Monday, I wrote about the current crisis in midwifery in the National Capital Region. While I did - and will continue to - obfuscate over many of the details, there was quite a bit of discussion about judgment. As those who had gathered shared birth experiences, particularly those which were negative, unpleasant or which deviated from our desired approach to our births, there were many expressions of dissatisfaction, of anger, of judgment toward the midwives who had been involved and had committed these "wrongs".
The issue of judging the actions of others comes up a lot when talking about...well, anything even remotely controversial. Childbirth, parenting, codes of practice, medical practices: it is nigh impossible to engage in a discussion of these topics without the dialogue leading to some level of judgment in the course of things.
My darling husband likes to make the point that we should judge, that we must judge, that judgment and discernment are important elements of being an intelligent and considerate human being. It is what we choose to do with that judgment that determines whether we are just and fair...or not. To judge for one's self does not necessitate being judgmental.

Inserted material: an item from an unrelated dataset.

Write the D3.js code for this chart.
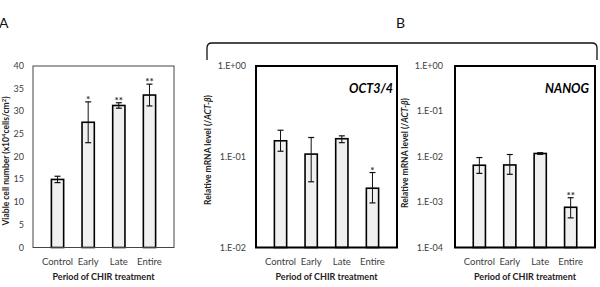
<!DOCTYPE html>
<html>
<head>
<meta charset="utf-8">
<script src="https://cdn.jsdelivr.net/npm/d3@7"></script>
<style>
  body { margin: 0; background: #fff; }
  text { font-family: Lato, "Open Sans", sans-serif; }
</style>
</head>
<body>
<svg id="chart" width="600" height="287"></svg>
<script>
// data
var categories = ["Control", "Early", "Late", "Entire"];

// A: viable cell number (x10^4 cells/cm2)
var cellMean = [15.0, 27.6, 31.3, 33.6];
var cellErr = [0.7, 4.5, 0.6, 2.4];
var cellSig = ["", "*", "**", "**"];
var cellTicks = [0, 5, 10, 15, 20, 25, 30, 35, 40];

// B: OCT3/4 relative mRNA level
var octMean = [0.150, 0.107, 0.158, 0.045];
var octLo = [0.115, 0.053, 0.143, 0.031];
var octHi = [0.196, 0.163, 0.170, 0.067];
var octSig = ["", "", "", "*"];
var octTicks = [1, 0.1, 0.01];
var octTickLabels = ["1.E+00", "1.E-01", "1.E-02"];

// B: NANOG relative mRNA level
var nanogMean = [0.0065, 0.0066, 0.0118, 0.00077];
var nanogLo = [0.0043, 0.0041, 0.0113, 0.00045];
var nanogHi = [0.0096, 0.0112, 0.0123, 0.00125];
var nanogSig = ["", "", "", "**"];
var nanogTicks = [1, 0.1, 0.01, 0.001, 0.0001];
var nanogTickLabels = ["1.E+00", "1.E-01", "1.E-02", "1.E-03", "1.E-04"];

var svg = d3.select("#chart");
var top_y = 66, bottom_y = 247.5;

// draws one bar panel; y is a ready made scale
function draw_panel (opts) {
  var g = svg.append("g");
  var x = d3.scaleBand().domain(categories)
            .range([opts.left, opts.right]).padding(0.6);
  var y = opts.y;
  var rows = categories.map(function (c, i) {
    return { cat: c, v: opts.mean[i], lo: opts.lo[i], hi: opts.hi[i], sig: opts.sig[i] };
  });

  // bars
  g.selectAll("rect.bar").data(rows).enter().append("rect")
   .attr("class", "bar")
   .attr("x", function (d) { return x(d.cat); })
   .attr("y", function (d) { return y(d.v); })
   .attr("width", x.bandwidth())
   .attr("height", function (d) { return bottom_y - y(d.v); })
   .attr("fill", "#f0f0f0")
   .attr("stroke", "#000")
   .attr("stroke-width", 1.6);

  // error bars
  var eb = g.selectAll("g.err").data(rows).enter().append("g")
            .attr("transform", function (d) { return "translate(" + (x(d.cat) + x.bandwidth() / 2) + ",0)"; });
  eb.append("line")
    .attr("y1", function (d) { return y(d.lo); })
    .attr("y2", function (d) { return y(d.hi); })
    .attr("stroke", "#111").attr("stroke-width", 1);
  eb.append("line").attr("x1", -3).attr("x2", 3)
    .attr("y1", function (d) { return y(d.lo); })
    .attr("y2", function (d) { return y(d.lo); })
    .attr("stroke", "#111").attr("stroke-width", 1.2);
  eb.append("line").attr("x1", -3).attr("x2", 3)
    .attr("y1", function (d) { return y(d.hi); })
    .attr("y2", function (d) { return y(d.hi); })
    .attr("stroke", "#111").attr("stroke-width", 1.2);
  eb.append("text")
    .attr("y", function (d) { return y(d.hi) + 1; })
    .attr("text-anchor", "middle")
    .attr("font-size", 10)
    .attr("font-weight", "bold")
    .attr("fill", "#333")
    .text(function (d) { return d.sig; });

  // frame
  g.append("rect")
   .attr("x", opts.left).attr("y", top_y)
   .attr("width", opts.right - opts.left).attr("height", bottom_y - top_y)
   .attr("fill", "none")
   .attr("stroke", opts.frameCol)
   .attr("stroke-width", opts.frameW);

  // y tick labels
  g.selectAll("text.ytick").data(opts.ticks).enter().append("text")
   .attr("class", "ytick")
   .attr("x", opts.left - opts.tickGap)
   .attr("y", function (d) { return y(d) + 3; })
   .attr("text-anchor", "end")
   .attr("font-size", 9)
   .attr("fill", "#404040")
   .text(function (d, i) { return opts.tickLabels ? opts.tickLabels[i] : d; });

  // category labels
  g.selectAll("text.xtick").data(categories).enter().append("text")
   .attr("x", function (d) { return x(d) + x.bandwidth() / 2; })
   .attr("y", 265)
   .attr("text-anchor", "middle")
   .attr("font-size", 9.5)
   .attr("fill", "#404040")
   .text(function (d) { return d; });

  g.append("text")
   .attr("x", (opts.left + opts.right) / 2)
   .attr("y", 280)
   .attr("text-anchor", "middle")
   .attr("font-size", 9)
   .attr("font-weight", "bold")
   .attr("fill", "#222")
   .text("Period of CHIR treatment");

  return g;
}

// panel A
var yA = d3.scaleLinear().domain([0, 40]).range([bottom_y, top_y]);
draw_panel({ left: 33, right: 174, y: yA, mean: cellMean,
  lo: cellMean.map(function (v, i) { return v - cellErr[i]; }),
  hi: cellMean.map(function (v, i) { return v + cellErr[i]; }),
  sig: cellSig, ticks: cellTicks, tickGap: 9, frameCol: "#444", frameW: 1 });

var titleA = svg.append("text")
  .attr("transform", "translate(9,161) rotate(-90)")
  .attr("text-anchor", "middle")
  .attr("font-size", 8.5)
  .attr("font-weight", "bold")
  .attr("fill", "#222");
titleA.append("tspan").text("Viable cell number (x10");
titleA.append("tspan").attr("font-size", 6).attr("dy", -3).text("4");
titleA.append("tspan").attr("dy", 3).text("cells/cm");
titleA.append("tspan").attr("font-size", 6).attr("dy", -3).text("2");
titleA.append("tspan").attr("dy", 3).text(")");

// panel B, OCT3/4
var yB1 = d3.scaleLog().domain([0.01, 1]).range([bottom_y, top_y]);
draw_panel({ left: 256, right: 397, y: yB1, mean: octMean, lo: octLo, hi: octHi,
  sig: octSig, ticks: octTicks, tickLabels: octTickLabels, tickGap: 10,
  frameCol: "#000", frameW: 2 });

// panel B, NANOG
var yB2 = d3.scaleLog().domain([0.0001, 1]).range([bottom_y, top_y]);
draw_panel({ left: 455, right: 595, y: yB2, mean: nanogMean, lo: nanogLo, hi: nanogHi,
  sig: nanogSig, ticks: nanogTicks, tickLabels: nanogTickLabels, tickGap: 12,
  frameCol: "#000", frameW: 2 });

// gene names
[["OCT3/4", 393], ["NANOG", 589]].forEach(function (d) {
  svg.append("text")
     .attr("x", d[1]).attr("y", 93)
     .attr("text-anchor", "end")
     .attr("font-size", 12.5)
     .attr("font-weight", "bold")
     .attr("font-style", "italic")
     .text(d[0]);
});

// y titles for B
[[211, 150], [408, 153]].forEach(function (p) {
  var t = svg.append("text")
    .attr("transform", "translate(" + p[0] + "," + p[1] + ") rotate(-90)")
    .attr("text-anchor", "middle")
    .attr("font-size", 8.5)
    .attr("font-weight", "bold")
    .attr("fill", "#222");
  t.append("tspan").text("Relative mRNA level (/");
  t.append("tspan").attr("font-style", "italic").text("ACT-β");
  t.append("tspan").text(")");
});

// panel letters
svg.append("text").attr("x", -1).attr("y", 28).attr("font-size", 14).attr("fill", "#111").text("A");
svg.append("text").attr("x", 396).attr("y", 28).attr("font-size", 14).attr("fill", "#111").text("B");

// bracket over panel B
svg.append("path")
   .attr("d", "M207,60 L207,48 Q207,43 212,43 L592,43 Q597,43 597,48 L597,60")
   .attr("fill", "none")
   .attr("stroke", "#111")
   .attr("stroke-width", 1.3);
</script>
</body>
</html>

There are practices which we midwifery/natural birth/informed choice advocates generally oppose. There are practices and trends and attitudes which I personally abhor. How do we reconcile supporting and caring for our midwives - as well as each other - while also advocating against the practices we oppose, even while these same midwives engage in these practices?
I do not want, and refuse, to be an apologist. Unacceptable practices are just that: unacceptable. It is unacceptable that there are fear-mongering midwives threatening mothers with the spectres of dead babies and hemorrhaging mothers. It is unacceptable that women in the throes of labour are being let down by their midwives, too afraid of litigation to act in the best interest of the mother. It is unacceptable that antiquated procedures - which evidence shows to be ineffective or harmful - continue to be used because they make some midwives comfortable. Moreover, it is unacceptable that there are midwives who play the "uncomfortable" card with mothers and families with regard to informed choices which midwives had previously supported. If the playing field remains the same (that is, if there is no change to the mother's or unborn child's condition) why are the rules being changed?
The answer is fear. More on that later.